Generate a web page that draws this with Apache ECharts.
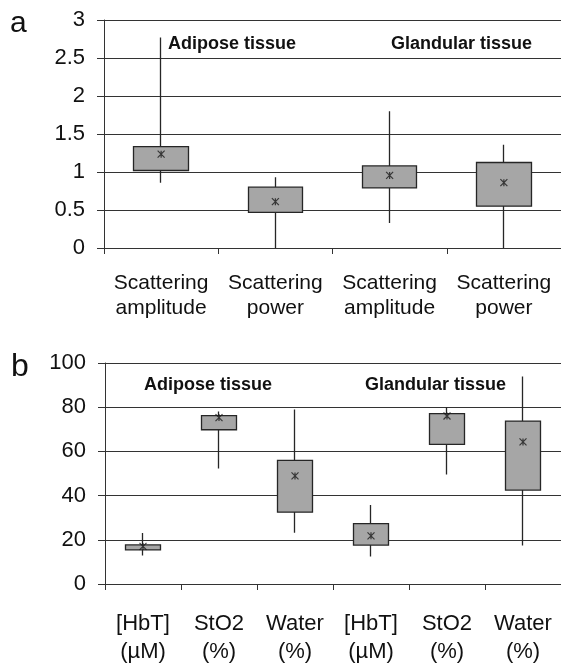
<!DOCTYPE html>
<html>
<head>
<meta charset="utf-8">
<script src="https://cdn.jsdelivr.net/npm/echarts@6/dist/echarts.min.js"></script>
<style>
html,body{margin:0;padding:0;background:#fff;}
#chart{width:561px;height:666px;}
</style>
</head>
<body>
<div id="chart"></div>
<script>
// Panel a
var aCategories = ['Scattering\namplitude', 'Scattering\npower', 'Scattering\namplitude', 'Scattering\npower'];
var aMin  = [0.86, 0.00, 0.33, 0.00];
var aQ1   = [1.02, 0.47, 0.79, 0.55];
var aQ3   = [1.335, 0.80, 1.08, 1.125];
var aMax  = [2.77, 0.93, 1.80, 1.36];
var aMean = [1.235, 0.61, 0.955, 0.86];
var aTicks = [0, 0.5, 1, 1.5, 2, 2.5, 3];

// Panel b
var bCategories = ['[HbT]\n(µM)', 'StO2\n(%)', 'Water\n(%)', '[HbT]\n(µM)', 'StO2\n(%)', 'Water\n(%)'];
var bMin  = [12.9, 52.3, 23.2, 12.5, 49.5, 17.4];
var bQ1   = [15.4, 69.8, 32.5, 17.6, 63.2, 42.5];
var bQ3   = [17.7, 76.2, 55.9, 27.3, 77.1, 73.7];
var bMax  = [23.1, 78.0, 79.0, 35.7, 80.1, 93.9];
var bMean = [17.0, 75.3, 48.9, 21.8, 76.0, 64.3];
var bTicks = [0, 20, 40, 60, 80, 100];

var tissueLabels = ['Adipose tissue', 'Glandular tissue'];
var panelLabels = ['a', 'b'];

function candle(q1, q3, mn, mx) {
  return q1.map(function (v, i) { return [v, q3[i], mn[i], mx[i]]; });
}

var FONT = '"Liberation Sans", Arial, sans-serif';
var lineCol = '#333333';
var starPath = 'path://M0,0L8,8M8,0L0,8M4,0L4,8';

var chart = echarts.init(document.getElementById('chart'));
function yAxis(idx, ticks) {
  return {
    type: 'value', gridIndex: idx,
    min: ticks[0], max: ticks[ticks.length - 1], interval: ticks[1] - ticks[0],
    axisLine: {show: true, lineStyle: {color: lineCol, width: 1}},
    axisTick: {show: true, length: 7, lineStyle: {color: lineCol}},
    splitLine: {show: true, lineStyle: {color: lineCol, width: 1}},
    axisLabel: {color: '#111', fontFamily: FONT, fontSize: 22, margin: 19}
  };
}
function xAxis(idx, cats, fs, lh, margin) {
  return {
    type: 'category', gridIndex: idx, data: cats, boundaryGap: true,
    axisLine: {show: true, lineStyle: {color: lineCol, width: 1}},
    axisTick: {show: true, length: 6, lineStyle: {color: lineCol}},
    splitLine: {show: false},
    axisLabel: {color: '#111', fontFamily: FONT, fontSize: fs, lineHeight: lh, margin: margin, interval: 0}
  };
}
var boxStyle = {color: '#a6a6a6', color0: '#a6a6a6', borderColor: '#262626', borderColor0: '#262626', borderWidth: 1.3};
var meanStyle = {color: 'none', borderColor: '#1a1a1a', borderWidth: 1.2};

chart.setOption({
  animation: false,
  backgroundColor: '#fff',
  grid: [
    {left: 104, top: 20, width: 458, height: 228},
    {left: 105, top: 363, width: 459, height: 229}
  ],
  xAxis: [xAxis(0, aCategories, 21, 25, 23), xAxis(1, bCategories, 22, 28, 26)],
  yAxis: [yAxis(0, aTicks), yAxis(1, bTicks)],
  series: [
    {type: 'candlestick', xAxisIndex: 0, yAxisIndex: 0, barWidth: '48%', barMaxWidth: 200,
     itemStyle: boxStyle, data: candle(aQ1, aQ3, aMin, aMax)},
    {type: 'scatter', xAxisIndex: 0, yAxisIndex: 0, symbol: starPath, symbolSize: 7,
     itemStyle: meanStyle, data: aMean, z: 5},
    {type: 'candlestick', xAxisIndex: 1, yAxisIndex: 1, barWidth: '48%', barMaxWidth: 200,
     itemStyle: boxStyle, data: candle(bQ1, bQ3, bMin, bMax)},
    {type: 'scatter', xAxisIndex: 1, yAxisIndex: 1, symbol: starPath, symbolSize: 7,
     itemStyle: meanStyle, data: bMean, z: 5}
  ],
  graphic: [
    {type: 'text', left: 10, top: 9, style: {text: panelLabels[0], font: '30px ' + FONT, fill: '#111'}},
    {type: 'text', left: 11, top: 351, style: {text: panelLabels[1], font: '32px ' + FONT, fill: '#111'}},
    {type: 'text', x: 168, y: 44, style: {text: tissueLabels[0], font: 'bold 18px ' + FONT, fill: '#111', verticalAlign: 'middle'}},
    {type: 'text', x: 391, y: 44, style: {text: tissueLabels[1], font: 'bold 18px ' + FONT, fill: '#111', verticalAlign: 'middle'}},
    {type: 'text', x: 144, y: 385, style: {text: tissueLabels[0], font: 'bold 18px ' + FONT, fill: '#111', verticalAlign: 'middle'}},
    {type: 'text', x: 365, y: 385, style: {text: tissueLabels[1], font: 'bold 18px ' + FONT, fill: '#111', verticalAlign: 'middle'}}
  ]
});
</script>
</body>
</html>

※

-- Task to carry out --
Quote the material exactly. Pictures stay out.

-- Expected answer --
Generate a web page that draws this with Apache ECharts.
<!DOCTYPE html>
<html>
<head>
<meta charset="utf-8">
<script src="https://cdn.jsdelivr.net/npm/echarts@6/dist/echarts.min.js"></script>
<style>
html,body{margin:0;padding:0;background:#fff;}
#chart{width:561px;height:666px;}
</style>
</head>
<body>
<div id="chart"></div>
<script>
// Panel a
var aCategories = ['Scattering\namplitude', 'Scattering\npower', 'Scattering\namplitude', 'Scattering\npower'];
var aMin  = [0.86, 0.00, 0.33, 0.00];
var aQ1   = [1.02, 0.47, 0.79, 0.55];
var aQ3   = [1.335, 0.80, 1.08, 1.125];
var aMax  = [2.77, 0.93, 1.80, 1.36];
var aMean = [1.235, 0.61, 0.955, 0.86];
var aTicks = [0, 0.5, 1, 1.5, 2, 2.5, 3];

// Panel b
var bCategories = ['[HbT]\n(µM)', 'StO2\n(%)', 'Water\n(%)', '[HbT]\n(µM)', 'StO2\n(%)', 'Water\n(%)'];
var bMin  = [12.9, 52.3, 23.2, 12.5, 49.5, 17.4];
var bQ1   = [15.4, 69.8, 32.5, 17.6, 63.2, 42.5];
var bQ3   = [17.7, 76.2, 55.9, 27.3, 77.1, 73.7];
var bMax  = [23.1, 78.0, 79.0, 35.7, 80.1, 93.9];
var bMean = [17.0, 75.3, 48.9, 21.8, 76.0, 64.3];
var bTicks = [0, 20, 40, 60, 80, 100];

var tissueLabels = ['Adipose tissue', 'Glandular tissue'];
var panelLabels = ['a', 'b'];

function candle(q1, q3, mn, mx) {
  return q1.map(function (v, i) { return [v, q3[i], mn[i], mx[i]]; });
}

var FONT = '"Liberation Sans", Arial, sans-serif';
var lineCol = '#333333';
var starPath = 'path://M0,0L8,8M8,0L0,8M4,0L4,8';

var chart = echarts.init(document.getElementById('chart'));
function yAxis(idx, ticks) {
  return {
    type: 'value', gridIndex: idx,
    min: ticks[0], max: ticks[ticks.length - 1], interval: ticks[1] - ticks[0],
    axisLine: {show: true, lineStyle: {color: lineCol, width: 1}},
    axisTick: {show: true, length: 7, lineStyle: {color: lineCol}},
    splitLine: {show: true, lineStyle: {color: lineCol, width: 1}},
    axisLabel: {color: '#111', fontFamily: FONT, fontSize: 22, margin: 19}
  };
}
function xAxis(idx, cats, fs, lh, margin) {
  return {
    type: 'category', gridIndex: idx, data: cats, boundaryGap: true,
    axisLine: {show: true, lineStyle: {color: lineCol, width: 1}},
    axisTick: {show: true, length: 6, lineStyle: {color: lineCol}},
    splitLine: {show: false},
    axisLabel: {color: '#111', fontFamily: FONT, fontSize: fs, lineHeight: lh, margin: margin, interval: 0}
  };
}
var boxStyle = {color: '#a6a6a6', color0: '#a6a6a6', borderColor: '#262626', borderColor0: '#262626', borderWidth: 1.3};
var meanStyle = {color: 'none', borderColor: '#1a1a1a', borderWidth: 1.2};

chart.setOption({
  animation: false,
  backgroundColor: '#fff',
  grid: [
    {left: 104, top: 20, width: 458, height: 228},
    {left: 105, top: 363, width: 459, height: 229}
  ],
  xAxis: [xAxis(0, aCategories, 21, 25, 23), xAxis(1, bCategories, 22, 28, 26)],
  yAxis: [yAxis(0, aTicks), yAxis(1, bTicks)],
  series: [
    {type: 'candlestick', xAxisIndex: 0, yAxisIndex: 0, barWidth: '48%', barMaxWidth: 200,
     itemStyle: boxStyle, data: candle(aQ1, aQ3, aMin, aMax)},
    {type: 'scatter', xAxisIndex: 0, yAxisIndex: 0, symbol: starPath, symbolSize: 7,
     itemStyle: meanStyle, data: aMean, z: 5},
    {type: 'candlestick', xAxisIndex: 1, yAxisIndex: 1, barWidth: '48%', barMaxWidth: 200,
     itemStyle: boxStyle, data: candle(bQ1, bQ3, bMin, bMax)},
    {type: 'scatter', xAxisIndex: 1, yAxisIndex: 1, symbol: starPath, symbolSize: 7,
     itemStyle: meanStyle, data: bMean, z: 5}
  ],
  graphic: [
    {type: 'text', left: 10, top: 9, style: {text: panelLabels[0], font: '30px ' + FONT, fill: '#111'}},
    {type: 'text', left: 11, top: 351, style: {text: panelLabels[1], font: '32px ' + FONT, fill: '#111'}},
    {type: 'text', x: 168, y: 44, style: {text: tissueLabels[0], font: 'bold 18px ' + FONT, fill: '#111', verticalAlign: 'middle'}},
    {type: 'text', x: 391, y: 44, style: {text: tissueLabels[1], font: 'bold 18px ' + FONT, fill: '#111', verticalAlign: 'middle'}},
    {type: 'text', x: 144, y: 385, style: {text: tissueLabels[0], font: 'bold 18px ' + FONT, fill: '#111', verticalAlign: 'middle'}},
    {type: 'text', x: 365, y: 385, style: {text: tissueLabels[1], font: 'bold 18px ' + FONT, fill: '#111', verticalAlign: 'middle'}}
  ]
});
</script>
</body>
</html>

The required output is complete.